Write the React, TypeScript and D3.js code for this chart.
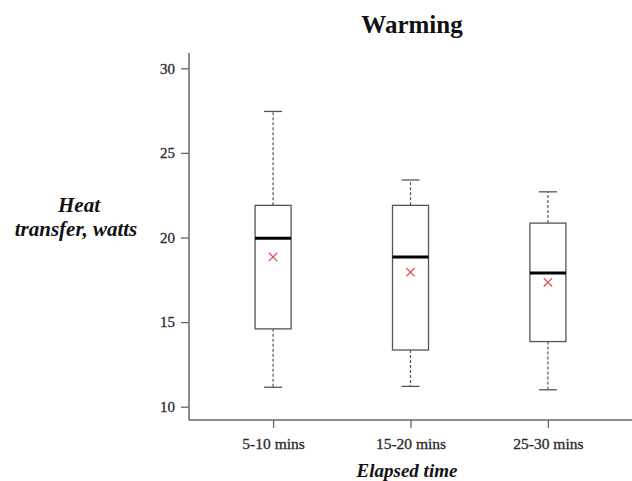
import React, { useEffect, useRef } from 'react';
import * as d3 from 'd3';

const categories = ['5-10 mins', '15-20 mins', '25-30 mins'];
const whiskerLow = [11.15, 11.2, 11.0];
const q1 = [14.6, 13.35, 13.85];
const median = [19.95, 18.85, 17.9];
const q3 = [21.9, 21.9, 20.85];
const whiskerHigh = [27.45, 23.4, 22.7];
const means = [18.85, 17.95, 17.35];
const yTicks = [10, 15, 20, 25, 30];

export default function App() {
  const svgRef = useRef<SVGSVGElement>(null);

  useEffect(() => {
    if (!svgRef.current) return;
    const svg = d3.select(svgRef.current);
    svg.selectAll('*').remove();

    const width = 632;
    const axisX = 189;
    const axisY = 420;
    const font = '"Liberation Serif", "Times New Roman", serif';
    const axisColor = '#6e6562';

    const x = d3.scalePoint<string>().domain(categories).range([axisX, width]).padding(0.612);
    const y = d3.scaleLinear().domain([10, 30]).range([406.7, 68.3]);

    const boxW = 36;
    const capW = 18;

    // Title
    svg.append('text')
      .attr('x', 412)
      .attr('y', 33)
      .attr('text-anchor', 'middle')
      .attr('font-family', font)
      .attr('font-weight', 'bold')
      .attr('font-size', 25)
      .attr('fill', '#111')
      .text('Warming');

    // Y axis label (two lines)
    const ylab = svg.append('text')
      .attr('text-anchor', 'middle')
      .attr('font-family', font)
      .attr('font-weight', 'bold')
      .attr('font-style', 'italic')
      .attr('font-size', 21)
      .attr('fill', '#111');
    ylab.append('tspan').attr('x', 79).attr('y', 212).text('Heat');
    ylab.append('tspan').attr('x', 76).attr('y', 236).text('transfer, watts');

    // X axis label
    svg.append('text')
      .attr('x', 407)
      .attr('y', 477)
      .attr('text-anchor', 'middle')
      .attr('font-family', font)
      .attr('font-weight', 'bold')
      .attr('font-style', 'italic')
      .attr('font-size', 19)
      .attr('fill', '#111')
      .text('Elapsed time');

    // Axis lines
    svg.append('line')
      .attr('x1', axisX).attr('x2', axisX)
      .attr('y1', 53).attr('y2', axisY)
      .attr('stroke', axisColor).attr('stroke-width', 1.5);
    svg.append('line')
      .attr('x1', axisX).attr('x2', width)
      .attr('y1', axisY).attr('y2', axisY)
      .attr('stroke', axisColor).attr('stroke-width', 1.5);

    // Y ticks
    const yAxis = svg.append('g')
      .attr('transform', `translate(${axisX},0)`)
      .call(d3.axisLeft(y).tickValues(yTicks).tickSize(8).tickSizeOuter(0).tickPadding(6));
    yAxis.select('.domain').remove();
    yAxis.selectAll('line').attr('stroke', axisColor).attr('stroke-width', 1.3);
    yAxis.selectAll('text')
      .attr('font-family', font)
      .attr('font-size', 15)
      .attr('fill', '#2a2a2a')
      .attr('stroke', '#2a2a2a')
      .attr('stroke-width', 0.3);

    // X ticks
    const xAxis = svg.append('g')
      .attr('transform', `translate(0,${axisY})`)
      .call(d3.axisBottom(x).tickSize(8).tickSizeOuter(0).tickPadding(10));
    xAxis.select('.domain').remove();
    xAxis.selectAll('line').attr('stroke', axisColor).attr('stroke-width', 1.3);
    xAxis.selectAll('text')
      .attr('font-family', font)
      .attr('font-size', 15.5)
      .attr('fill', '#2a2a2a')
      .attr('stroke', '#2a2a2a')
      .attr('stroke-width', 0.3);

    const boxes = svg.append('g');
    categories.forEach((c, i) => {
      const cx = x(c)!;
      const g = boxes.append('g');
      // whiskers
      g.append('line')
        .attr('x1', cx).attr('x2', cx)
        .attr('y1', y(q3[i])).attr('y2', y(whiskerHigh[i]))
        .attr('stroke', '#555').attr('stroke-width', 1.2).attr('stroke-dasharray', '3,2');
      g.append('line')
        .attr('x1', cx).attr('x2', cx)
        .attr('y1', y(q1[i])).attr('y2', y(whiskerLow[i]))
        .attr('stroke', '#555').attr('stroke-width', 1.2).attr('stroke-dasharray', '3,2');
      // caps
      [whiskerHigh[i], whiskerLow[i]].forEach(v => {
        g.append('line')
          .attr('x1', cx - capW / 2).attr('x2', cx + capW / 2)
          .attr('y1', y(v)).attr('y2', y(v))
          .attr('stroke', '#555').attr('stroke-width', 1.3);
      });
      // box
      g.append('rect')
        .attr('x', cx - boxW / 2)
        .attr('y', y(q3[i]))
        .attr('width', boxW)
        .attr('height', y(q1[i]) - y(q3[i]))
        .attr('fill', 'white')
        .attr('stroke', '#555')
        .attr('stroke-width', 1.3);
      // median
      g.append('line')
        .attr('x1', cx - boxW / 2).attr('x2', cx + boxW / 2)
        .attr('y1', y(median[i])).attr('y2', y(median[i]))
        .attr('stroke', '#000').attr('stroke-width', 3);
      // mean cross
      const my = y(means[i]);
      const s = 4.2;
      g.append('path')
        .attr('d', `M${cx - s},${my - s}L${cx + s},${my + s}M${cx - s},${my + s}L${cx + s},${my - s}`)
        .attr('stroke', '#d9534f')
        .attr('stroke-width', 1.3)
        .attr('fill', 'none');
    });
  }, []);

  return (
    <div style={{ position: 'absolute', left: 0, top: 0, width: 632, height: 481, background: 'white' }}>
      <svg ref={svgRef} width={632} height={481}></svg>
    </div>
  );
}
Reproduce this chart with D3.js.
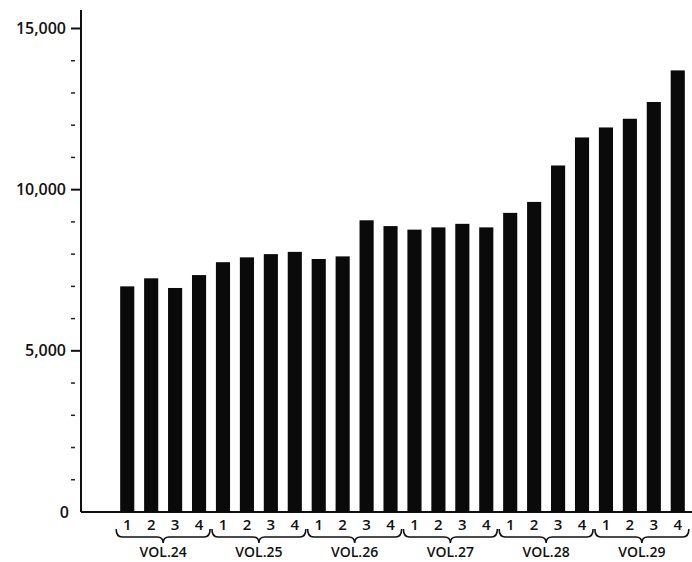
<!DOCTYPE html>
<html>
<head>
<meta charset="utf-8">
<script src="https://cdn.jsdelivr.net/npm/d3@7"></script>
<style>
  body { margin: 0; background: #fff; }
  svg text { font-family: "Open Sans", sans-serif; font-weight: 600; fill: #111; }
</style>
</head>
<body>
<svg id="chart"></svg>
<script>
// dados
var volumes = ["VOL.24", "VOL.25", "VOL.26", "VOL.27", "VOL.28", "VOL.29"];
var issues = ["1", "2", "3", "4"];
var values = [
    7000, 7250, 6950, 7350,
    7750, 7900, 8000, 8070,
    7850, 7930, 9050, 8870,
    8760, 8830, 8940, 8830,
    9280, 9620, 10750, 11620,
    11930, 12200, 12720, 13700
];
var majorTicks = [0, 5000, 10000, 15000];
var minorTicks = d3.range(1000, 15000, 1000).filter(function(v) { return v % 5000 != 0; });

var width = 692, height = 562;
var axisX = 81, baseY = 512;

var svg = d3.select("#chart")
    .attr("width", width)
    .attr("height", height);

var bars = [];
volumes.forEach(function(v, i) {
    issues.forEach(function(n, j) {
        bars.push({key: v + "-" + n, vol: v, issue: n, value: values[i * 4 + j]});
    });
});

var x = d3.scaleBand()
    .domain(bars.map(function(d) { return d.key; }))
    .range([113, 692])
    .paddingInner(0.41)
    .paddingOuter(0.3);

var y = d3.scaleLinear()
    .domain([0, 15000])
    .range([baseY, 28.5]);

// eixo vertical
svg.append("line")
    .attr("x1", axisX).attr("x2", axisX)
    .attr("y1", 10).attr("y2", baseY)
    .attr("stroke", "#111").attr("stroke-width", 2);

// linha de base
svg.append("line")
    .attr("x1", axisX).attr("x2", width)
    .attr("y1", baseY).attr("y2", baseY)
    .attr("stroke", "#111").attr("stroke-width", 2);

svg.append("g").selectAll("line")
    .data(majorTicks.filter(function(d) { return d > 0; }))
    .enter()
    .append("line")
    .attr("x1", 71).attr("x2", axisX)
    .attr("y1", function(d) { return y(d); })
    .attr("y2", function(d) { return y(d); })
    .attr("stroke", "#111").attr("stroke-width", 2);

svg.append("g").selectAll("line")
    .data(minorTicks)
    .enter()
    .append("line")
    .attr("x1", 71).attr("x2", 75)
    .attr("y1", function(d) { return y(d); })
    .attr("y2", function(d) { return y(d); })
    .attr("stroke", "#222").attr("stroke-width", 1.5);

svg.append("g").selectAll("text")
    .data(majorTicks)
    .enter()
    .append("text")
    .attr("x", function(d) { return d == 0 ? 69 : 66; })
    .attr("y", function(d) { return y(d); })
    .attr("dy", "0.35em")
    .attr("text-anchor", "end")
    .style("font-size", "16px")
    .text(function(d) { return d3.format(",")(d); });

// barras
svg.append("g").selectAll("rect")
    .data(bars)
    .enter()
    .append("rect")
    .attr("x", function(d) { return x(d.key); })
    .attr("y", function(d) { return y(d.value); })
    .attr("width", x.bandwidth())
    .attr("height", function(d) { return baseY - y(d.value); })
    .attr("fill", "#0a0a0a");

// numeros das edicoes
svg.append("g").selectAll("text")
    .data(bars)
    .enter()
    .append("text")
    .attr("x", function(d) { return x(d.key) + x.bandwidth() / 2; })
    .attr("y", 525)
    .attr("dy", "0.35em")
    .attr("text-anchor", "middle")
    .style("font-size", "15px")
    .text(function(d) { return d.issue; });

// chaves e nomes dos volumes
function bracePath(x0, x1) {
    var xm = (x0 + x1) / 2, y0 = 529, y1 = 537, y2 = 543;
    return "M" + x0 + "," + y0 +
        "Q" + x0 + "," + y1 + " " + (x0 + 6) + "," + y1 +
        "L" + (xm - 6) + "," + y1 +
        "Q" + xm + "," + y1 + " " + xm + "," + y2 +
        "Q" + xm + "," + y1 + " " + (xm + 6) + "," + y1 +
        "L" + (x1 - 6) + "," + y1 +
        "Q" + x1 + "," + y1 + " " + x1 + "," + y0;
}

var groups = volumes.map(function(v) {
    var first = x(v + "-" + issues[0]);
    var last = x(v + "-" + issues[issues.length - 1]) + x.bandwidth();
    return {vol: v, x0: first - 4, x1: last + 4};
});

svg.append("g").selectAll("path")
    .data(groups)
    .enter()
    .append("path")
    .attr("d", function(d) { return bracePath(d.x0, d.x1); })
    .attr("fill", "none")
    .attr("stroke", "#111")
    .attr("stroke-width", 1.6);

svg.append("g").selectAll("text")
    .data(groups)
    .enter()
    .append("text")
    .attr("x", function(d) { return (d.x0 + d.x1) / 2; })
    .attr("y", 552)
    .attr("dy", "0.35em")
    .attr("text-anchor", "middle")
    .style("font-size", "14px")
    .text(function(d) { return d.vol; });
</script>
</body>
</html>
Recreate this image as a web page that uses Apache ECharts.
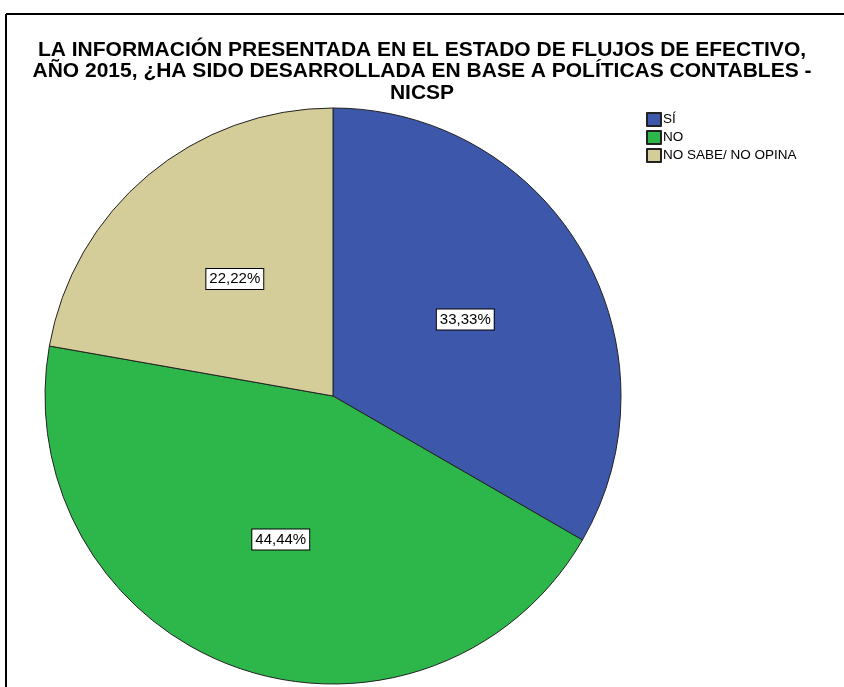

### What to produce
Copy the records above exactly, from the first line through the line containing "const capW = 18;", and leave out the pictures.

### Exercise result
Write the React, TypeScript and D3.js code for this chart.
import React, { useEffect, useRef } from 'react';
import * as d3 from 'd3';

const categories = ['5-10 mins', '15-20 mins', '25-30 mins'];
const whiskerLow = [11.15, 11.2, 11.0];
const q1 = [14.6, 13.35, 13.85];
const median = [19.95, 18.85, 17.9];
const q3 = [21.9, 21.9, 20.85];
const whiskerHigh = [27.45, 23.4, 22.7];
const means = [18.85, 17.95, 17.35];
const yTicks = [10, 15, 20, 25, 30];

export default function App() {
  const svgRef = useRef<SVGSVGElement>(null);

  useEffect(() => {
    if (!svgRef.current) return;
    const svg = d3.select(svgRef.current);
    svg.selectAll('*').remove();

    const width = 632;
    const axisX = 189;
    const axisY = 420;
    const font = '"Liberation Serif", "Times New Roman", serif';
    const axisColor = '#6e6562';

    const x = d3.scalePoint<string>().domain(categories).range([axisX, width]).padding(0.612);
    const y = d3.scaleLinear().domain([10, 30]).range([406.7, 68.3]);

    const boxW = 36;
    const capW = 18;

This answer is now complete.